Governments and state developers routinely commit billions to dams, highways, ports, pipelines and power plants under EPC contracts that promise fixed schedules. The problem is structural: the owner's site inspection teams are outnumbered, travel-constrained and dependent on the contractor's own reporting. By the time a six-month slippage is visible in a progress payment claim, liquidated damages provisions have already been eroded and the political cost of cancellation exceeds the cost of continuing. Satellite imagery breaks that information asymmetry the moment the contractor breaks ground.
A small constellation of sub-metre optical and X-band SAR satellites can revisit a large construction site every 24 to 48 hours in all weather, capturing earthwork extents, structure footprints, crane positions and stockpile geometry that can be compared against the contractual baseline programme.
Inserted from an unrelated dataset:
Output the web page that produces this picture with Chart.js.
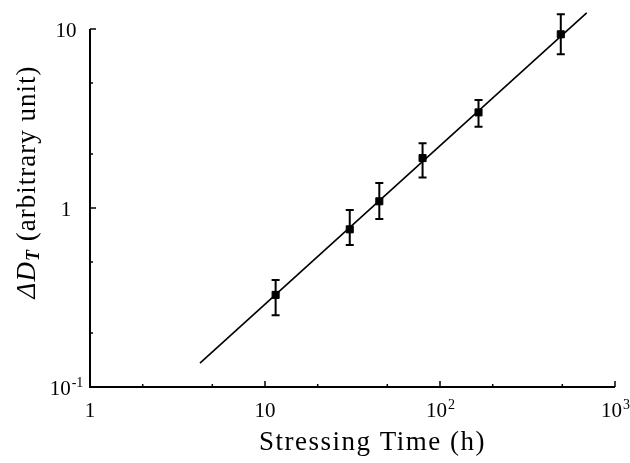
<!DOCTYPE html>
<html lang="en">
  <head>
    <meta charset="UTF-8" />
    <title>Stressing Time</title>
    <script src="https://cdn.jsdelivr.net/npm/chart.js"></script>
    <style>
      body { margin: 0; background: #fff; }
      .graficar { width: 630px; height: 463px; position: relative; }
    </style>
  </head>
  <body>
    <div class="graficar">
      <canvas id="myChart"></canvas>
    </div>

    <script>
      // measured points (h, arbitrary unit)
      const stressTime = [11.5, 30.5, 45, 79.5, 166, 490];
      const deltaD = [0.327, 0.76, 1.09, 1.9, 3.42, 9.34];
      const errLow = [0.252, 0.621, 0.868, 1.48, 2.84, 7.22];
      const errHigh = [0.396, 0.975, 1.38, 2.3, 4.01, 12.1];

      // fitted line ends
      const fitTime = [4.25, 689];
      const fitValue = [0.136, 12.3];

      // axes
      const xMajor = [1, 10, 100, 1000];
      const xMajorLabels = ["1", "10", "10^2", "10^3"];
      const xMinor = [2, 5, 20, 50, 200, 500];
      const yMajor = [0.1, 1, 10];
      const yMajorLabels = ["10^-1", "1", "10"];
      const yMinor = [0.2, 0.5, 2, 5];

      const serif = "'Liberation Serif', 'Times New Roman', serif";

      function drawPow(ctx, label, x, y) {
        const parts = label.split("^");
        ctx.font = "21px " + serif;
        const wBase = ctx.measureText(parts[0]).width;
        let wExp = 0;
        if (parts[1]) {
          ctx.font = "14px " + serif;
          wExp = ctx.measureText(parts[1]).width;
        }
        const x0 = x - (wBase + wExp) / 2;
        ctx.textAlign = "left";
        ctx.textBaseline = "alphabetic";
        ctx.font = "21px " + serif;
        ctx.fillText(parts[0], x0, y);
        if (parts[1]) {
          ctx.font = "14px " + serif;
          ctx.fillText(parts[1], x0 + wBase + 1, y - 8);
        }
      }

      const axesPlugin = {
        id: "axesPlugin",
        afterDatasetsDraw(chart) {
          const ctx = chart.ctx;
          const xs = chart.scales.x;
          const ys = chart.scales.y;
          const a = chart.chartArea;
          ctx.save();
          ctx.strokeStyle = "#000";
          ctx.fillStyle = "#000";

          // error bars
          ctx.lineWidth = 2;
          stressTime.forEach((t, i) => {
            const px = xs.getPixelForValue(t);
            const top = ys.getPixelForValue(errHigh[i]);
            const bot = ys.getPixelForValue(errLow[i]);
            ctx.beginPath();
            ctx.moveTo(px, top);
            ctx.lineTo(px, bot);
            ctx.moveTo(px - 4, top);
            ctx.lineTo(px + 4, top);
            ctx.moveTo(px - 4, bot);
            ctx.lineTo(px + 4, bot);
            ctx.stroke();
          });

          // axis lines
          ctx.lineWidth = 2;
          ctx.beginPath();
          ctx.moveTo(a.left, a.top);
          ctx.lineTo(a.left, a.bottom);
          ctx.lineTo(a.right, a.bottom);
          ctx.stroke();

          // inward ticks
          ctx.lineWidth = 1.5;
          ctx.beginPath();
          xMajor.forEach((v) => {
            const px = xs.getPixelForValue(v);
            ctx.moveTo(px, a.bottom);
            ctx.lineTo(px, a.bottom - 6);
          });
          xMinor.forEach((v) => {
            const px = xs.getPixelForValue(v);
            ctx.moveTo(px, a.bottom);
            ctx.lineTo(px, a.bottom - 3);
          });
          yMajor.forEach((v) => {
            const py = ys.getPixelForValue(v);
            ctx.moveTo(a.left, py);
            ctx.lineTo(a.left + 6, py);
          });
          yMinor.forEach((v) => {
            const py = ys.getPixelForValue(v);
            ctx.moveTo(a.left, py);
            ctx.lineTo(a.left + 3, py);
          });
          ctx.stroke();

          // tick labels
          xMajor.forEach((v, i) => {
            drawPow(ctx, xMajorLabels[i], xs.getPixelForValue(v), a.bottom + 30);
          });
          yMajor.forEach((v, i) => {
            drawPow(ctx, yMajorLabels[i], a.left - 24, ys.getPixelForValue(v) + 8);
          });

          // x title
          ctx.font = "27px " + serif;
          ctx.letterSpacing = "1.5px";
          ctx.textAlign = "center";
          ctx.textBaseline = "alphabetic";
          ctx.fillText("Stressing Time (h)", (a.left + a.right) / 2 + 20, a.bottom + 63);

          // y title
          ctx.letterSpacing = "1px";
          ctx.translate(28, 182);
          ctx.rotate(-Math.PI / 2);
          const segs = [
            { t: "\u0394", f: "italic 27px " + serif, dy: 0 },
            { t: "D", f: "italic 27px " + serif, dy: 0 },
            { t: "T", f: "italic bold 18px " + serif, dy: 6 },
            { t: " (arbitrary unit)", f: "27px " + serif, dy: 0 },
          ];
          let total = 0;
          segs.forEach((s) => {
            ctx.font = s.f;
            s.w = ctx.measureText(s.t).width;
            total += s.w;
          });
          let cx = -total / 2;
          ctx.textAlign = "left";
          ctx.textBaseline = "middle";
          segs.forEach((s) => {
            ctx.font = s.f;
            ctx.fillText(s.t, cx, s.dy);
            cx += s.w;
          });
          ctx.restore();
        },
      };

      const data = {
        datasets: [
          {
            label: "fit",
            data: fitTime.map((t, i) => ({ x: t, y: fitValue[i] })),
            showLine: true,
            borderColor: "#000",
            borderWidth: 1.6,
            pointRadius: 0,
            clip: false,
          },
          {
            label: "measured",
            data: stressTime.map((t, i) => ({ x: t, y: deltaD[i] })),
            showLine: false,
            pointStyle: "rect",
            pointRadius: 5,
            backgroundColor: "#000",
            borderColor: "#000",
            clip: false,
          },
        ],
      };

      const config = {
        type: "scatter",
        data: data,
        plugins: [axesPlugin],
        options: {
          responsive: true,
          maintainAspectRatio: false,
          animation: false,
          layout: { padding: { left: 90, right: 15, top: 29, bottom: 76 } },
          plugins: { legend: { display: false }, tooltip: { enabled: false } },
          scales: {
            x: { type: "logarithmic", min: 1, max: 1000, display: false },
            y: { type: "logarithmic", min: 0.1, max: 10, display: false },
          },
        },
      };

      const myChart = new Chart(document.getElementById("myChart"), config);
    </script>
  </body>
</html>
Change-detection algorithms flag deviations — slowed earthworks, idle equipment clusters, unreported flooding — within hours of overpass. The SAR component is critical: night works and monsoon-season progress, which contractors frequently claim but cannot be verified by optical alone, become auditable facts.
The operational outcome is leverage. A sovereign owner with an independent satellite-derived progress record can confront a contractor with dated, geo-referenced evidence rather than argued opinion, enforcing milestone payments, retention releases and delay penalties on defensible grounds. On a $5 billion infrastructure project, each month of verified slippage recovered through early intervention is worth tens of millions in financing costs alone. Countries that rely on commercial imagery brokers for this function give away their negotiating position: the contractor can legally challenge third-party data provenance, and the data pipeline itself may be subject to vendor export restrictions at exactly the moment a dispute escalates.